Transcribed from A Standard History of Kansas and Kansans, written and compiled by William E. Connelley, Secretary of the Kansas State Historical Society, Topeka. [Revised ed.] Chicago: Lewis Publishing Co., 1919, c1918. 5 v. (xlviii, 2530 p., [155] leaves of plates): ill., maps (some fold.), ports.; 27 cm.

John Wesley Kissell

JOHN WESLEY KISSELL, now engaged in the real estate, loan and investment business at Norton, was for many years a public official and banker in Smith County, where he grew up from early boyhood. The Kissell family has been in Kansas forty years, and in remote generations they came from Germany and were pioneer settlers in Pennsylvania.

Mr. Kissell's father, Jacob B. Kissell, was born in Pennsylvania in 1821. He grew up and married in his native state and spent practically all his life as a farmer. In 1865 he moved to Livingston County, Illinois. In 1878 he came on to Smith County, Kansas, and homesteaded a quarter section, being occupied with its cultivation and management until his death July 16, 1890. He was a democrat as to politics and a member of the Methodist Episcopal Church.

Jacob Kissell married Mary Margaret Yarrick. She was born in Clinton County, Pennsylvania, in 1828, and died in Norton County, Kansas, May 15, 1916. Of her five children John W. was the youngest. G. W. the oldest, is a Smith County farmer; L. H. Kissell is also a farmer in that county; James L. was a farmer and died in Smith County at the age of forty; and Priscilla J. died in Smith County at the age of forty-four, unmarried.
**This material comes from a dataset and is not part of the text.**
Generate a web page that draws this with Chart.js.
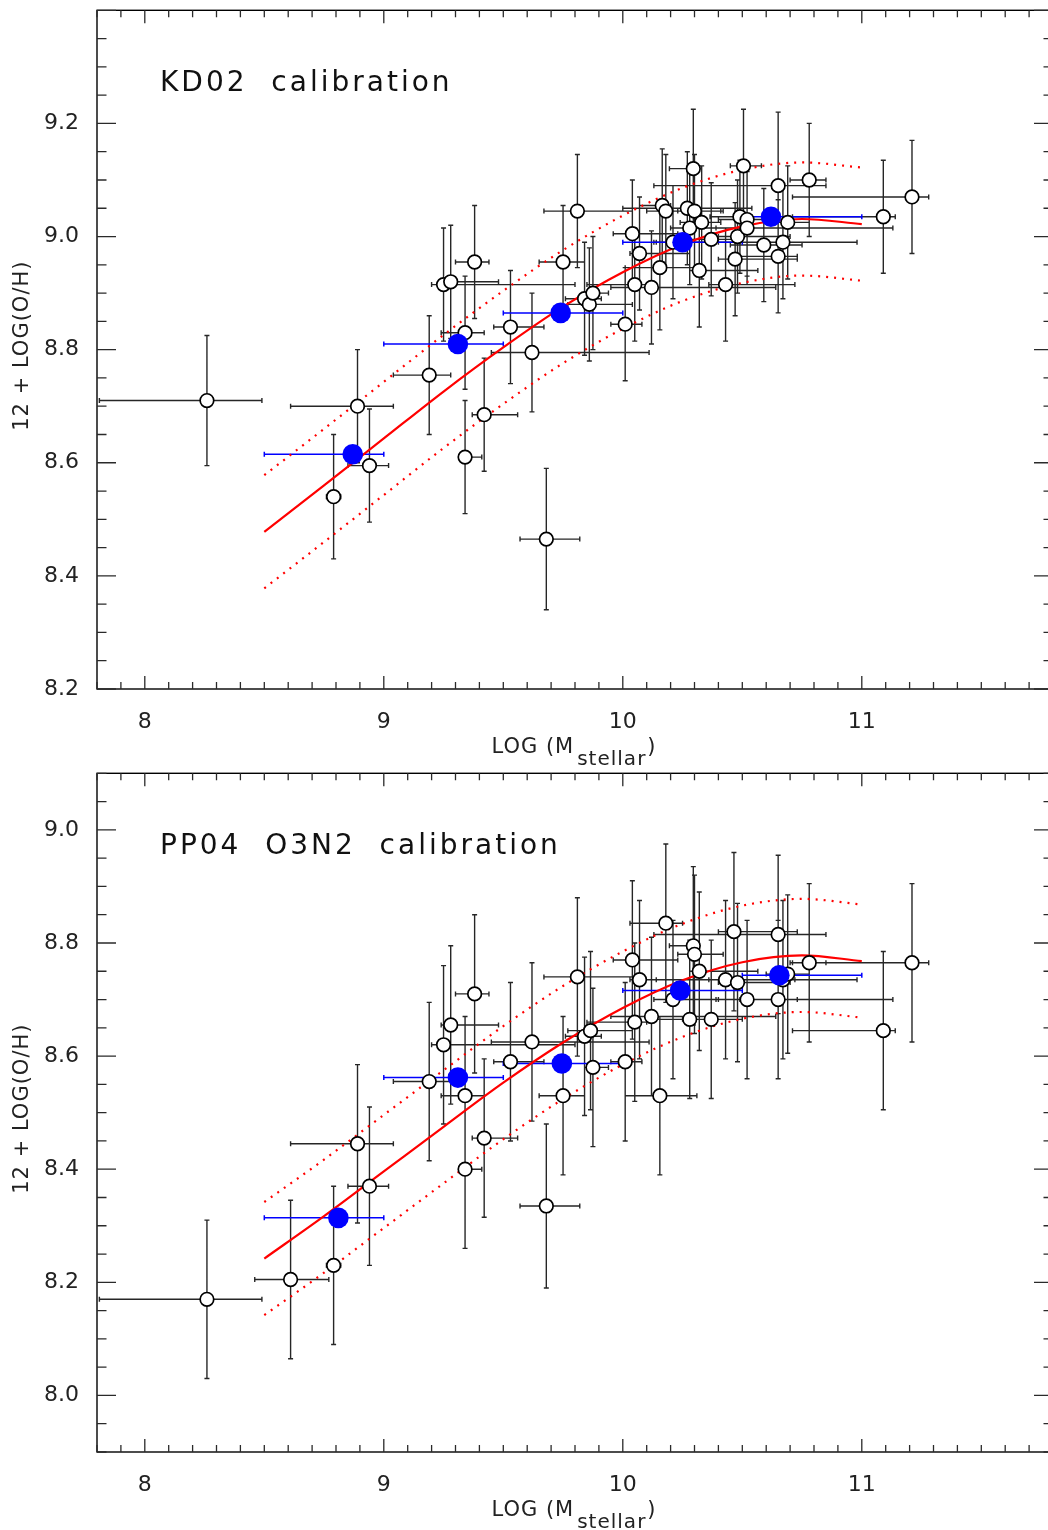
<!DOCTYPE html>
<html><head><meta charset="utf-8">
<script src="https://cdn.jsdelivr.net/npm/chart.js@4.4.1/dist/chart.umd.min.js"></script>
<style>
html,body{margin:0;padding:0;overflow:hidden;background:#fff;width:1048px;height:1530px;}
.wrap{position:absolute;left:0;width:1060px;height:765px;}
#w1{top:0;} #w2{top:763px;}
canvas{display:block;width:1060px;height:765px;}
</style></head><body>
<div class="wrap" id="w1"><canvas id="c1" width="1060" height="765"></canvas></div>
<div class="wrap" id="w2"><canvas id="c2" width="1060" height="765"></canvas></div>
<script>
// ---------------- DATA ----------------
const xTicks = [8, 9, 10, 11];
const kdYTicks = [8.2, 8.4, 8.6, 8.8, 9.0, 9.2];
const ppYTicks = [8.0, 8.2, 8.4, 8.6, 8.8, 9.0];
const binEdges = [8.5, 9.0, 9.5, 10.0, 10.5, 11.0];

// KD02 panel: individual galaxies
const kdMass   = [8.26,8.79,8.89,8.94,9.19,9.25,9.28,9.34,9.34,9.38,9.42,9.53,9.62,9.68,9.75,9.81,9.84,9.86,9.875,10.01,10.04,10.05,10.07,10.12,10.155,10.165,10.18,10.21,10.27,10.28,10.295,10.30,10.32,10.33,10.37,10.43,10.47,10.48,10.49,10.505,10.52,10.52,10.59,10.65,10.65,10.67,10.69,10.78,11.09,11.21];
const kdMassLo = [7.81,8.76,8.61,8.85,9.04,9.20,9.24,9.24,9.32,9.30,9.37,9.46,9.45,9.57,9.65,9.67,9.76,9.77,9.84,9.95,9.96,9.85,10.03,9.95,10.01,10.07,10.10,10.13,10.00,10.20,10.195,10.23,10.28,10.24,10.25,10.36,10.40,10.40,10.365,10.45,10.40,10.39,10.45,10.13,10.49,10.14,10.60,10.70,10.71,10.71];
const kdMassHi = [8.49,8.82,9.04,9.02,9.28,9.80,9.48,9.42,9.41,9.44,9.56,9.67,10.11,9.82,9.84,10.04,9.91,10.04,9.94,10.08,10.23,10.10,10.28,10.64,10.30,10.20,10.41,10.40,10.54,10.50,10.32,10.42,10.565,10.41,10.50,10.72,10.73,10.70,10.54,10.58,10.60,11.13,10.75,10.85,10.73,10.98,10.78,10.85,11.14,11.28];
const kdOH     = [8.71,8.54,8.70,8.595,8.755,8.915,8.92,8.83,8.61,8.955,8.685,8.84,8.795,8.465,8.955,9.045,8.89,8.88,8.90,8.845,9.005,8.915,8.97,8.91,8.945,9.055,9.045,8.99,9.05,9.015,9.12,9.045,8.94,9.025,8.995,8.915,8.96,9.00,9.035,9.125,9.03,9.015,8.985,9.09,8.965,8.99,9.025,9.10,9.035,9.07];
const kdOHErr  = [0.115,0.11,0.10,0.10,0.105,0.10,0.10,0.10,0.10,0.10,0.10,0.10,0.105,0.125,0.10,0.10,0.10,0.10,0.10,0.10,0.095,0.10,0.10,0.10,0.11,0.10,0.10,0.10,0.10,0.10,0.105,0.10,0.10,0.10,0.10,0.10,0.10,0.10,0.10,0.10,0.10,0.10,0.10,0.13,0.10,0.10,0.10,0.10,0.10,0.10];
// KD02 panel: binned medians (blue)
const kdBinMass = [8.87, 9.31, 9.74, 10.25, 10.62];
const kdBinOH   = [8.615, 8.81, 8.865, 8.99, 9.035];
// KD02 panel: fit curve (solid) and scatter envelope (dotted)
const fitMass  = [8.5, 8.75, 9.0, 9.25, 9.5, 9.75, 10.0, 10.25, 10.5, 10.75, 11.0];
const kdFit    = [8.478, 8.560, 8.643, 8.726, 8.804, 8.876, 8.937, 8.986, 9.018, 9.031, 9.022];
const kdFitUp  = [8.578, 8.660, 8.743, 8.826, 8.904, 8.976, 9.037, 9.086, 9.118, 9.131, 9.122];
const kdFitLow = [8.378, 8.460, 8.543, 8.626, 8.704, 8.776, 8.837, 8.886, 8.918, 8.931, 8.922];

// PP04 O3N2 panel: individual galaxies
const ppMass   = [8.26,8.61,8.79,8.89,8.94,9.19,9.25,9.28,9.34,9.34,9.38,9.42,9.53,9.62,9.68,9.75,9.81,9.84,9.865,9.875,10.01,10.04,10.05,10.07,10.12,10.155,10.18,10.21,10.28,10.295,10.30,10.32,10.37,10.43,10.465,10.48,10.52,10.65,10.65,10.67,10.69,10.78,11.09,11.21];
const ppMassLo = [7.81,8.46,8.76,8.61,8.85,9.04,9.20,9.24,9.24,9.32,9.30,9.37,9.46,9.45,9.57,9.65,9.67,9.76,9.77,9.84,9.95,9.96,9.85,10.03,9.95,10.01,10.03,10.13,10.11,10.195,10.23,10.28,10.25,10.36,10.40,10.40,10.39,10.13,10.49,10.14,10.60,10.70,10.71,10.71];
const ppMassHi = [8.49,8.77,8.82,9.04,9.02,9.28,9.80,9.48,9.42,9.41,9.44,9.56,9.67,10.11,9.82,9.84,10.04,9.91,10.04,9.94,10.08,10.23,10.10,10.28,10.64,10.31,10.25,10.40,10.39,10.32,10.42,10.565,10.50,10.72,10.73,10.70,11.13,10.85,10.73,10.98,10.78,10.85,11.14,11.28];
const ppOH     = [8.17,8.205,8.23,8.445,8.37,8.555,8.62,8.655,8.53,8.40,8.71,8.455,8.59,8.625,8.335,8.53,8.74,8.635,8.645,8.58,8.59,8.77,8.66,8.735,8.67,8.53,8.835,8.70,8.665,8.795,8.78,8.75,8.665,8.735,8.82,8.73,8.70,8.815,8.70,8.735,8.745,8.765,8.645,8.765];
const ppOHErr  = [0.14,0.14,0.14,0.14,0.14,0.14,0.14,0.14,0.14,0.14,0.14,0.14,0.14,0.14,0.145,0.14,0.14,0.14,0.14,0.14,0.14,0.14,0.14,0.14,0.14,0.14,0.14,0.14,0.14,0.14,0.14,0.14,0.14,0.14,0.14,0.14,0.14,0.14,0.14,0.14,0.14,0.14,0.14,0.14];
// PP04 panel: binned medians (blue)
const ppBinMass = [8.81, 9.31, 9.745, 10.24, 10.655];
const ppBinOH   = [8.314, 8.562, 8.587, 8.716, 8.743];
// PP04 panel: fit curve and envelope
const ppFit    = [8.242, 8.317, 8.396, 8.475, 8.553, 8.624, 8.685, 8.734, 8.766, 8.778, 8.768];
const ppFitUp  = [8.342, 8.417, 8.496, 8.575, 8.653, 8.724, 8.785, 8.834, 8.866, 8.878, 8.868];
const ppFitLow = [8.142, 8.217, 8.296, 8.375, 8.453, 8.524, 8.585, 8.634, 8.666, 8.678, 8.668];

// ---------------- DRAWING ----------------
const FONT = '"DejaVu Sans", "Liberation Sans", sans-serif';
const TXT = '#222';
const PLOT_RIGHT = 1053;
const pts = (xs, ys) => xs.map((v, i) => ({x: v, y: ys[i]}));
const noPad = s => { s.paddingTop = 0; s.paddingBottom = 0; s.paddingLeft = 0; s.paddingRight = 0; };

function makePanel(id, P) {
  const areaPlugin = {
    id: 'area',
    afterLayout(chart) {
      const a = chart.chartArea, x = chart.scales.x;
      a.right = PLOT_RIGHT; a.width = a.right - a.left;
      x.right = PLOT_RIGHT; x.width = x.right - x.left;
      x.configure();
    }
  };
  const errPlugin = {
    id: 'errbars',
    beforeDatasetsDraw(chart) {
      const {ctx, chartArea: a, scales: {x, y}} = chart;
      ctx.save();
      ctx.beginPath(); ctx.rect(a.left, a.top, a.right - a.left, a.bottom - a.top); ctx.clip();
      ctx.strokeStyle = '#262626'; ctx.lineWidth = 1.4;
      const cap = 2.5;
      ctx.beginPath();
      for (let i = 0; i < P.mass.length; i++) {
        const px = x.getPixelForValue(P.mass[i]), py = y.getPixelForValue(P.oh[i]);
        const x0 = x.getPixelForValue(P.massLo[i]), x1 = x.getPixelForValue(P.massHi[i]);
        const y0 = y.getPixelForValue(P.oh[i] - P.ohErr[i]), y1 = y.getPixelForValue(P.oh[i] + P.ohErr[i]);
        ctx.moveTo(x0, py); ctx.lineTo(x1, py);
        ctx.moveTo(x0, py - cap); ctx.lineTo(x0, py + cap);
        ctx.moveTo(x1, py - cap); ctx.lineTo(x1, py + cap);
        ctx.moveTo(px, y0); ctx.lineTo(px, y1);
        ctx.moveTo(px - cap, y0); ctx.lineTo(px + cap, y0);
        ctx.moveTo(px - cap, y1); ctx.lineTo(px + cap, y1);
      }
      ctx.stroke();
      ctx.strokeStyle = '#0000ff'; ctx.lineWidth = 1.5;
      ctx.beginPath();
      for (let i = 0; i < P.binMass.length; i++) {
        const py = y.getPixelForValue(P.binOH[i]);
        const x0 = x.getPixelForValue(binEdges[i]), x1 = x.getPixelForValue(binEdges[i + 1]);
        ctx.moveTo(x0, py); ctx.lineTo(x1, py);
        ctx.moveTo(x0, py - cap); ctx.lineTo(x0, py + cap);
        ctx.moveTo(x1, py - cap); ctx.lineTo(x1, py + cap);
      }
      ctx.stroke();
      ctx.restore();
    }
  };
  const framePlugin = {
    id: 'frame',
    afterDraw(chart) {
      const {ctx, chartArea: a, scales: {x, y}} = chart;
      ctx.save();
      ctx.strokeStyle = '#000'; ctx.lineWidth = 1.4;
      ctx.strokeRect(a.left, a.top, a.right - a.left, a.bottom - a.top);
      ctx.strokeStyle = '#2a2a2a'; ctx.lineWidth = 1.3;
      ctx.beginPath();
      const xmin = x.min, xmax = x.max;
      const nx = Math.round((xmax - xmin) / 0.1);
      for (let k = 0; k <= nx; k++) {
        const v = xmin + k * 0.1;
        const px = x.getPixelForValue(v);
        const major = Math.abs(v - Math.round(v)) < 1e-6;
        const L = major ? 13 : 7;
        ctx.moveTo(px, a.bottom); ctx.lineTo(px, a.bottom - L);
        ctx.moveTo(px, a.top); ctx.lineTo(px, a.top + L);
      }
      const ny = Math.round((y.max - y.min) / 0.05);
      for (let k = 0; k <= ny; k++) {
        const v = y.min + k * 0.05;
        const py = y.getPixelForValue(v);
        const major = Math.abs(v / 0.2 - Math.round(v / 0.2)) < 1e-6;
        const L = major ? 19 : 9.5;
        ctx.moveTo(a.left, py); ctx.lineTo(a.left + L, py);
        ctx.moveTo(a.right, py); ctx.lineTo(a.right - L, py);
      }
      ctx.stroke();
      // panel title
      ctx.fillStyle = '#111';
      ctx.textBaseline = 'alphabetic'; ctx.textAlign = 'left';
      ctx.font = '28px ' + FONT;
      try { ctx.letterSpacing = '3px'; } catch (e) {}
      ctx.fillText(P.title, 160, 91);
      try { ctx.letterSpacing = '0px'; } catch (e) {}
      // y-axis title
      ctx.fillStyle = TXT;
      ctx.save();
      ctx.font = '21px ' + FONT;
      try { ctx.letterSpacing = '1px'; } catch (e) {}
      ctx.translate(23, (a.top + a.bottom) / 2 - 4);
      ctx.rotate(-Math.PI / 2);
      ctx.textAlign = 'center'; ctx.textBaseline = 'middle';
      ctx.fillText('12 + LOG(O/H)', 0, 0);
      ctx.restore();
      // x-axis title with subscript
      ctx.font = '21px ' + FONT;
      try { ctx.letterSpacing = '1px'; } catch (e) {}
      const t1 = 'LOG (M', t3 = ')';
      const w1 = ctx.measureText(t1).width, w3 = ctx.measureText(t3).width;
      ctx.font = '20px ' + FONT;
      const t2 = 'stellar';
      const w2 = ctx.measureText(t2).width;
      const cx = 574;
      let sx = cx - (w1 + w2 + w3 + 4) / 2;
      const base = a.bottom + 64;
      ctx.font = '21px ' + FONT;
      ctx.fillText(t1, sx, base);
      ctx.font = '20px ' + FONT;
      ctx.fillText(t2, sx + w1 + 3, base + 12);
      ctx.font = '21px ' + FONT;
      ctx.fillText(t3, sx + w1 + w2 + 4, base);
      ctx.restore();
    }
  };

  return new Chart(document.getElementById(id), {
    type: 'scatter',
    data: {
      datasets: [
        {label: 'bins', data: pts(P.binMass, P.binOH), pointRadius: 10.3, pointHoverRadius: 10.3,
         backgroundColor: '#0000ff', borderColor: '#0000ff', borderWidth: 0, order: 0},
        {label: 'galaxies', data: pts(P.mass, P.oh), pointRadius: 6.8, pointHoverRadius: 6.8,
         backgroundColor: '#ffffff', borderColor: '#000000', borderWidth: 1.7, order: 1},
        {label: 'fit', data: pts(fitMass, P.fit), showLine: true, pointRadius: 0, borderColor: '#ff0000',
         borderWidth: 2.2, cubicInterpolationMode: 'monotone', order: 2},
        {label: 'fit+', data: pts(fitMass, P.fitUp), showLine: true, pointRadius: 0, borderColor: '#ff0000',
         borderWidth: 2.2, borderDash: [2, 6], cubicInterpolationMode: 'monotone', order: 3},
        {label: 'fit-', data: pts(fitMass, P.fitLow), showLine: true, pointRadius: 0, borderColor: '#ff0000',
         borderWidth: 2.2, borderDash: [2, 6], cubicInterpolationMode: 'monotone', order: 4}
      ]
    },
    options: {
      responsive: false, maintainAspectRatio: false, animation: false, devicePixelRatio: 1, events: [],
      layout: {padding: {left: 0, right: 1, top: 9, bottom: 0}},
      plugins: {legend: {display: false}, tooltip: {enabled: false}},
      scales: {
        x: {
          type: 'linear', min: 7.8, max: 11.8,
          grid: {display: false}, border: {display: false},
          afterBuildTicks: s => { s.ticks = xTicks.map(v => ({value: v})); },
          afterFit: s => { s.height = 76; noPad(s); },
          ticks: {font: {family: FONT, size: 22}, color: TXT, padding: 12, autoSkip: false, maxRotation: 0,
                  callback: v => String(v)}
        },
        y: {
          type: 'linear', min: P.yMin, max: P.yMax,
          grid: {display: false}, border: {display: false},
          afterBuildTicks: s => { s.ticks = P.yTicks.map(v => ({value: v})); },
          afterFit: s => { s.width = 97; noPad(s); },
          ticks: {font: {family: FONT, size: 22}, color: TXT, padding: 10, autoSkip: false,
                  callback: v => Number(v).toFixed(1)}
        }
      }
    },
    plugins: [areaPlugin, errPlugin, framePlugin]
  });
}

makePanel('c1', {
  title: 'KD02  calibration', yMin: 8.2, yMax: 9.4, yTicks: kdYTicks,
  mass: kdMass, massLo: kdMassLo, massHi: kdMassHi, oh: kdOH, ohErr: kdOHErr,
  binMass: kdBinMass, binOH: kdBinOH, fit: kdFit, fitUp: kdFitUp, fitLow: kdFitLow
});
makePanel('c2', {
  title: 'PP04  O3N2  calibration', yMin: 7.9, yMax: 9.1, yTicks: ppYTicks,
  mass: ppMass, massLo: ppMassLo, massHi: ppMassHi, oh: ppOH, ohErr: ppOHErr,
  binMass: ppBinMass, binOH: ppBinOH, fit: ppFit, fitUp: ppFitUp, fitLow: ppFitLow
});
</script>
</body></html>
John Wesley Kissell was born while his parents lived in Livingston County, Illinois, September 24, 1867. He was therefore eleven years of age when the family came to Kansas. Here he continued his education in the country schools and also attended Harlan Academy at Harlan, Kansas. His home was with his father to the age of thirty-four, and during that time he taught school in Smith County twelve years.

In 1902 Mr. Kissell came into public affairs by his election as register of deeds of Smith County. He filled that office four years, and his next four years were spent as deputy county treasurer. This official experience gave him a thorough knowledge of abstracts of titles and other technical details which he has centralized in his present business. After his official term he served a year and a half as cashier of the Smith County State Bank and remained with the bank under its new officers until January, 1912. At that date Mr. Kissell bought the abstract business of Edna Sperry at Norton and has since continued the leading set of abstracts in the county, and also does a large loan and investment business. His offices are on Washington Street. He is also serving as justice of the peace and police judge of Norton.

Mr. Kissell is a republican and is chairman of the Republican County Central Committee. He is a trustee of the Methodist Episcopal Church and a member of the Norton Lodge of Odd Fellows.

April 18, 1900, in Smith County he married Miss Mattie E. Green, daughter of Mr. and Mrs. Henry Green, deceased. Mr. Green was a native of England and a Kansas pioneer, settling in Brown County in 1861, and removing to Smith County in 1878. He married in Illinois Rebecca Cheever, and both are dead. Mr. and Mrs. Kissell have one child, Jean Wesley, born September 18, 1906.